• [Instructions for the task]: Leave out the pictures and transcribe everything else exactly.

[START Data excerpt]

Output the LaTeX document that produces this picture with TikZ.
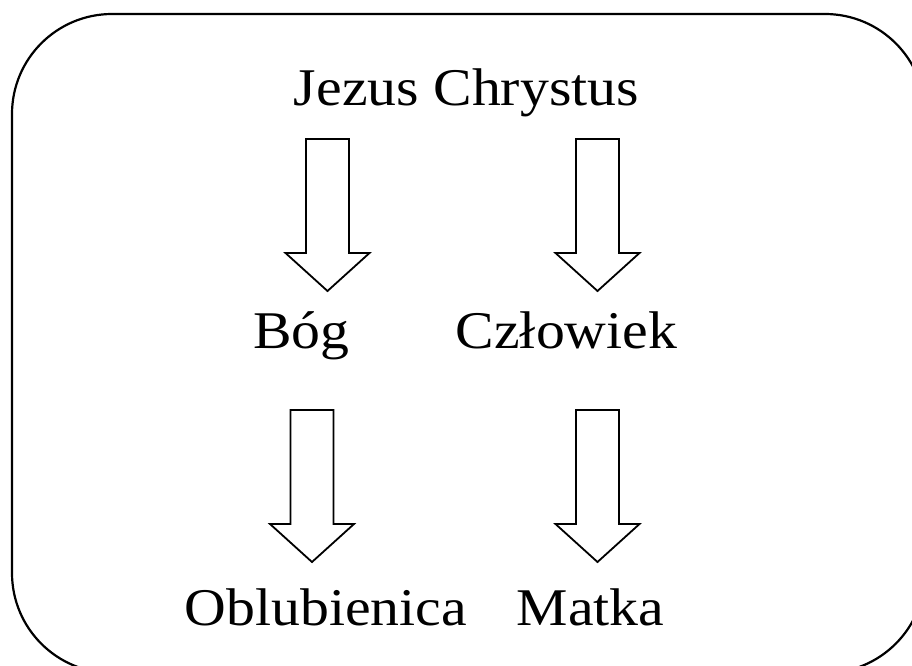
\documentclass[tikz,border=0pt]{standalone}
\usepackage{fontspec}
\setmainfont{Liberation Serif}
\tikzset{
  word/.style={font=\fontsize{53}{60}\selectfont, anchor=base, inner sep=0pt, xscale=1.09, transform shape},
  frame/.style={line width=2.2pt, rounded corners=100pt},
  hollow/.style={line width=1.8pt, fill=white, line join=miter}
}
% block arrow pointing down: #1 axis x, #2 top y (measured downwards)
\newcommand{\blockarrow}[2]{%
\draw[hollow] (#1-21.5,-#2) -- (#1+21.5,-#2) -- (#1+21.5,-#2-114) -- (#1+42,-#2-114)
  -- (#1,-#2-152) -- (#1-42,-#2-114) -- (#1-21.5,-#2-114) -- cycle;}

\begin{document}
\begin{tikzpicture}[x=1pt,y=1pt]
\useasboundingbox (0,0) rectangle (912,-665);
\clip (0,0) rectangle (912,-665);
\draw[frame] (12,-14) rectangle (925,-673);
\node[word] (jc) at (466.5,-105) {Jezus Chrystus};
\node[word] (bog) at (301.5,-348) {Bóg};
\node[word] (czl) at (566.5,-348) {Człowiek};
\node[word] (obl) at (326,-625) {Oblubienica};
\node[word] (matka) at (590.5,-625) {Matka};
\blockarrow{327.5}{139} % to Bog
\blockarrow{597.5}{139} % to Czlowiek
\blockarrow{312}{410} % to Oblubienica
\blockarrow{597.5}{410} % to Matka
\end{tikzpicture}
\end{document}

[END Data excerpt]

• [Output]:
Output the LaTeX document that produces this picture with TikZ.
\documentclass[tikz,border=0pt]{standalone}
\usepackage{fontspec}
\setmainfont{Liberation Serif}
\tikzset{
  word/.style={font=\fontsize{53}{60}\selectfont, anchor=base, inner sep=0pt, xscale=1.09, transform shape},
  frame/.style={line width=2.2pt, rounded corners=100pt},
  hollow/.style={line width=1.8pt, fill=white, line join=miter}
}
% block arrow pointing down: #1 axis x, #2 top y (measured downwards)
\newcommand{\blockarrow}[2]{%
\draw[hollow] (#1-21.5,-#2) -- (#1+21.5,-#2) -- (#1+21.5,-#2-114) -- (#1+42,-#2-114)
  -- (#1,-#2-152) -- (#1-42,-#2-114) -- (#1-21.5,-#2-114) -- cycle;}

\begin{document}
\begin{tikzpicture}[x=1pt,y=1pt]
\useasboundingbox (0,0) rectangle (912,-665);
\clip (0,0) rectangle (912,-665);
\draw[frame] (12,-14) rectangle (925,-673);
\node[word] (jc) at (466.5,-105) {Jezus Chrystus};
\node[word] (bog) at (301.5,-348) {Bóg};
\node[word] (czl) at (566.5,-348) {Człowiek};
\node[word] (obl) at (326,-625) {Oblubienica};
\node[word] (matka) at (590.5,-625) {Matka};
\blockarrow{327.5}{139} % to Bog
\blockarrow{597.5}{139} % to Czlowiek
\blockarrow{312}{410} % to Oblubienica
\blockarrow{597.5}{410} % to Matka
\end{tikzpicture}
\end{document}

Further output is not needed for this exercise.